Project governance structures are established precisely because it is recognised that organisation structures do not provide the necessary framework to deliver a project. Projects require flexibility and speed of decision making and the hierarchical mechanisms associated with organisation charts do not enable this. Project governance structures overcome this by drawing the key decision makers out of the organisation structure and placing them in a forum thereby avoiding the serial decision-making process associated with hierarchies.

Consequently, the project governance framework established for a project should remain separate from the organisation structure. It is recognised that the organisation has valid requirements in terms of reporting and stakeholder involvement. However dedicated reporting mechanisms established by the project can address the former and the project governance framework must itself address the latter. What should be avoided is the situation where the decisions of the steering committee or project board are required to be ratified by one or more persons in the organisation outside of that project decision making forum; either include these individuals as members of the project decision-making body or fully empower the current steering committee/project board. The steering committee/project board is responsible for approving, reviewing progress, and delivering the project outcomes, and its intended benefits, therefore, they must have capacity to make decisions, which may commit resources and funding outside the original plan. This is the final principle of effective project governance.

Adoption of this principle will minimise multi layered decision making and the time delays and inefficiencies associated with it. It will ensure a project decision-making body empowered to make decisions in a timely manner.

===Additional and complementary principles of governance===

The board has overall responsibility for governance of project management. The roles, responsibilities and performance criteria for the governance of project management are clearly defined. Disciplined governance arrangements, supported by appropriate methods and controls are applied throughout the project life cycle. A coherent and supportive relationship is demonstrated between the overall business strategy and the project portfolio.

All projects have an approved plan containing authorisation points, at which the business case is reviewed and approved. Decisions made at authorisation points are recorded and communicated. Members of delegated authorisation bodies have sufficient representation, competence, authority and resources to enable them to make appropriate decisions. The project business case is supported by relevant and realistic information that provides a reliable basis for making authorisation decisions. The board or its delegated agents decide when independent scrutiny of projects and project management systems is required, and implement such scrutiny accordingly.

There are clearly defined criteria for reporting project status and for the escalation of risks and issues to the levels required by the organisation. The organisation fosters a culture of improvement and of frank internal disclosure of project information. Project stakeholders are engaged at a level that is commensurate with their importance to the organisation and in a manner that fosters trust.

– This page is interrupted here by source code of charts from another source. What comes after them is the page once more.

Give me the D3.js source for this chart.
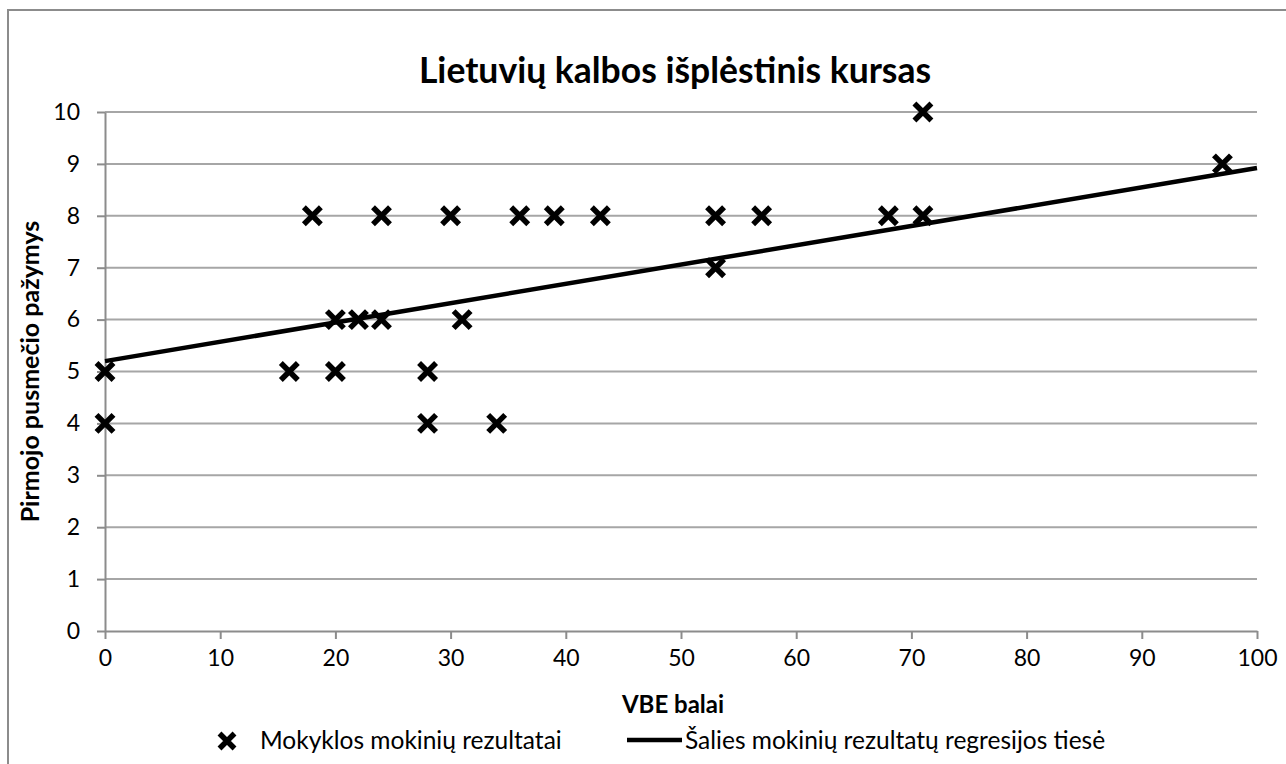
<!DOCTYPE html>
<html><head><meta charset="utf-8">
<script src="https://cdn.jsdelivr.net/npm/d3@7"></script>
<style>html,body{margin:0;padding:0;background:#fff;overflow:hidden}</style>
</head><body>
<svg id="c" width="1286" height="764"></svg>
<script>
const title = "Lietuvių kalbos išplėstinis kursas";
const xTitle = "VBE balai";
const yTitle = "Pirmojo pusmečio pažymys";
const seriesNames = ["Mokyklos mokinių rezultatai", "Šalies mokinių rezultatų regresijos tiesė"];
const vbe = [0, 0, 16, 18, 20, 20, 22, 24, 24, 28, 28, 30, 31, 34, 36, 39, 43, 53, 53, 57, 68, 71, 71, 97];
const grade = [5, 4, 5, 8, 6, 5, 6, 6, 8, 5, 4, 8, 6, 4, 8, 8, 8, 8, 7, 8, 8, 8, 10, 9];
const regX = [0, 100];
const regY = [5.2, 8.92];
const xTicks = [0, 10, 20, 30, 40, 50, 60, 70, 80, 90, 100];
const yTicks = [0, 1, 2, 3, 4, 5, 6, 7, 8, 9, 10];

const FONT = "Lato, 'Open Sans', sans-serif";
const svg = d3.select("#c");
const x = d3.scaleLinear().domain([0, 100]).range([105, 1257]);
const y = d3.scaleLinear().domain([0, 10]).range([631, 112]);

// outer border
svg.append("path").attr("d", "M8,764 L8,10 L1286,10").attr("fill", "none")
  .attr("stroke", "#8c8c8c").attr("stroke-width", 2);

// gridlines
svg.append("g").selectAll("line").data(yTicks.filter(d => d > 0)).join("line")
  .attr("x1", x(0)).attr("x2", x(100)).attr("y1", d => y(d)).attr("y2", d => y(d))
  .attr("stroke", "#a6a6a6").attr("stroke-width", 2);

// y axis
const ya = svg.append("g").attr("transform", `translate(${x(0)},0)`)
  .call(d3.axisLeft(y).tickValues(yTicks).tickSize(8).tickPadding(17).tickSizeOuter(0));
// x axis
const xa = svg.append("g").attr("transform", `translate(0,${y(0)})`)
  .call(d3.axisBottom(x).tickValues(xTicks).tickSize(8).tickPadding(11).tickSizeOuter(0));
[ya, xa].forEach(a => {
  a.select(".domain").attr("stroke", "#8c8c8c").attr("stroke-width", 2);
  a.selectAll(".tick line").attr("stroke", "#8c8c8c").attr("stroke-width", 2);
  a.selectAll("text").attr("font-family", FONT).attr("font-size", 23).attr("fill", "#000");
});

// regression line
svg.append("path").datum(regX.map((v, i) => [v, regY[i]]))
  .attr("d", d3.line().x(d => x(d[0])).y(d => y(d[1])))
  .attr("fill", "none").attr("stroke", "#000").attr("stroke-width", 4.5);

// markers
const cross = (s) => `M${-s},${-s}L${s},${s}M${-s},${s}L${s},${-s}`;
svg.append("g").selectAll("path").data(vbe.map((v, i) => [v, grade[i]])).join("path")
  .attr("transform", d => `translate(${x(d[0])},${y(d[1])})`)
  .attr("d", cross(8.5)).attr("stroke", "#000").attr("stroke-width", 5.5).attr("fill", "none");

// title
svg.append("text").attr("x", 675).attr("y", 83).attr("text-anchor", "middle")
  .attr("font-family", FONT).attr("font-weight", "bold").attr("font-size", 35.5).text(title);
// axis titles
svg.append("text").attr("x", 673).attr("y", 713).attr("text-anchor", "middle")
  .attr("font-family", FONT).attr("font-weight", "bold").attr("font-size", 24).text(xTitle);
svg.append("text").attr("transform", `translate(39,${(y(0) + y(10)) / 2}) rotate(-90)`)
  .attr("text-anchor", "middle")
  .attr("font-family", FONT).attr("font-weight", "bold").attr("font-size", 25).text(yTitle);

// legend
const lg = svg.append("g");
lg.append("path").attr("transform", "translate(227,741)").attr("d", cross(7.5))
  .attr("stroke", "#000").attr("stroke-width", 5.5).attr("fill", "none");
lg.append("text").attr("x", 260).attr("y", 749).attr("font-family", FONT).attr("font-size", 24.5).text(seriesNames[0]);
lg.append("line").attr("x1", 627).attr("x2", 682).attr("y1", 740).attr("y2", 740)
  .attr("stroke", "#000").attr("stroke-width", 4.5);
lg.append("text").attr("x", 685).attr("y", 749).attr("font-family", FONT).attr("font-size", 24.5).text(seriesNames[1]);
</script>
</body></html>
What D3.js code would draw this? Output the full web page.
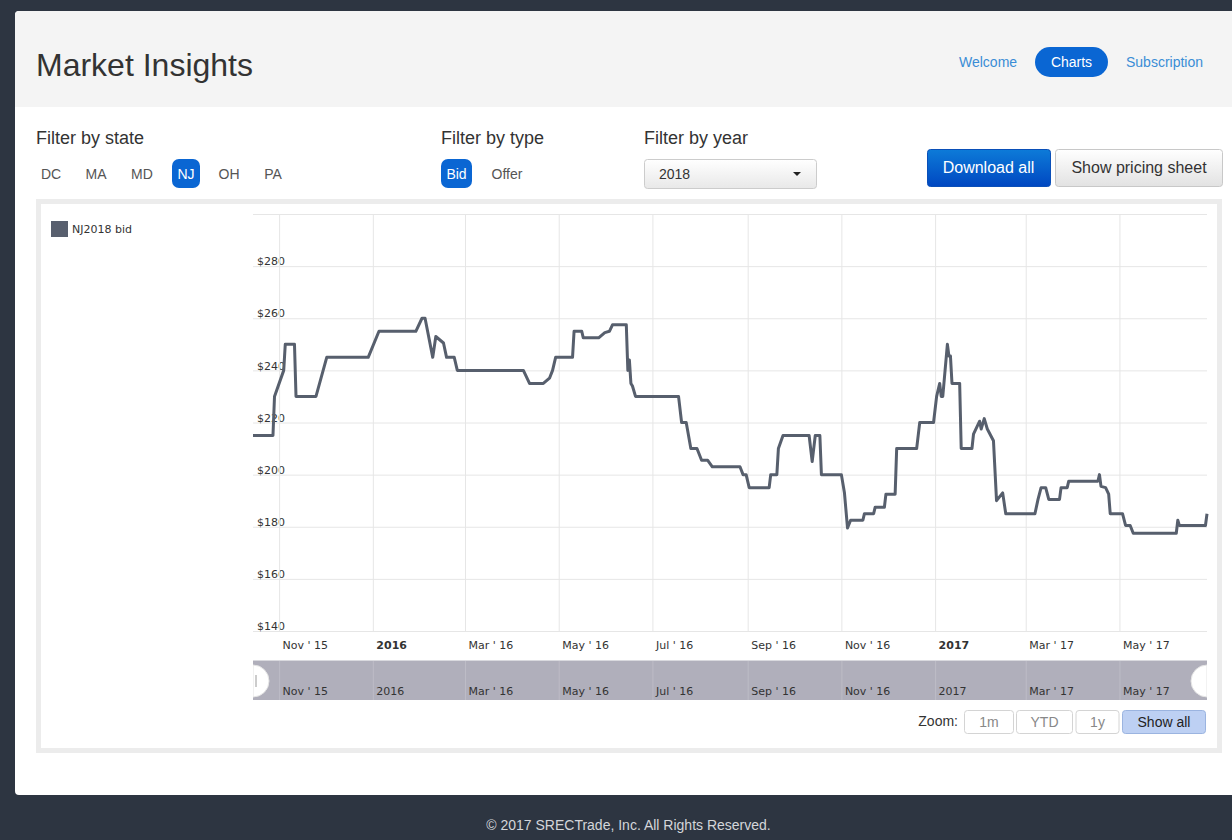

===Principles for multi-owned projects===

Multi-owned is defined as being a project where the board shares ultimate control with other parties. The principles are:

- There should be formally agreed governance arrangements
- There should be a single point of decision making for the project
- There should be a clear and unambiguous allocation of authority for representing the project in contacts with owners, stakeholders and third parties
- The project business case should include agreed, and current, definitions of project objectives, the role of each owner, their incentives, inputs, authority and responsibility
- Each owner should assure itself that the legal competence and obligations and internal governance arrangements of co-owners, are compatible with its acceptable standards of governance for the project
- There should be project authorisation points and limiting constraints to give owners the necessary degree of control over the project
- There should be agreed recognition and allocation or sharing of rewards and risks taking into account ability to influence the outcome and creating incentives to foster co-operative behaviour
- Project leadership should exploit synergies arising from multi-ownership and should actively manage potential sources of conflict or inefficiency
- There should be a formal agreement that defines the process to be invoked and the consequences for assets and owners when a material change of ownership is considered
- Reporting during both the project and the realisation of benefits should provide honest, timely, realistic and relevant data on progress, achievements, forecasts and risks to the extent required for good *governance by owners
- There should be a mechanism in place to invoke independent review or scrutiny when it is in the legitimate interests of one or more of the project owners.
- There should be a dispute resolution process agreed between owners that does not endanger the achievement of project objectives.

==Roles==

A key role in project governance is that of the project sponsor. The project sponsor has three main areas of responsibility which are to the board, the project manager and the project stakeholders.

=== The board ===
For the board, the sponsor provides leadership on culture and values, owns the business case, keeps the project aligned with the organisation's strategy and portfolio direction, governs project risk, works with other sponsors, focuses on realisation of benefits, recommends opportunities to optimise cost/benefits, ensures continuity of sponsorship, provides assurance and provides feedback and lessons learnt.

=== The project manager ===
For the project manager, the sponsor provides timely decisions, clarifies decision making framework, clarifies business priorities and strategy, communicates business issues, provides resources, engenders trust, manages relationships, and promotes ethical working.

=== Project stakeholders ===
For other project stakeholders, the project sponsor engages stakeholders, governs stakeholder communications, directs client relationship, directs governance of users, directs governance of suppliers and arbitrates between stakeholders.

==Elements==
Project governance will:
- Outline the relationships between all internal and external groups involved in the project
- Describe the proper flow of information regarding the project to all stakeholders
- Ensure the appropriate review of issues encountered within each project
- Ensure that required approvals and direction for the project is obtained at each appropriate stage of the project.

Important specific elements of good project governance include:
- A compelling business case, stating the objects of the project and specifying the in-scope and out-of-scope aspects
- A mechanism to assess the compliance of the completed project to its original objectives
- Identifying all stakeholders with an interest in the project
- A defined method of communication to each stakeholder
- A set of business-level requirements as agreed by all stakeholders
- An agreed specification for the project deliverables
- The appointment of a project manager
- Clear assignment of project roles and responsibilities
- A current, published project plan that spans all project stages from project initiation through development to the transition to operations.
- A system of accurate upward status- and progress-reporting including time records.
- A central document repository for the project
- A centrally-held glossary of project terms
- A process for the management and resolution of issues that arise during the project
- A process for the recording and communication of risks identified during the project
- A standard for quality review of the key governance documents and of the project deliverables.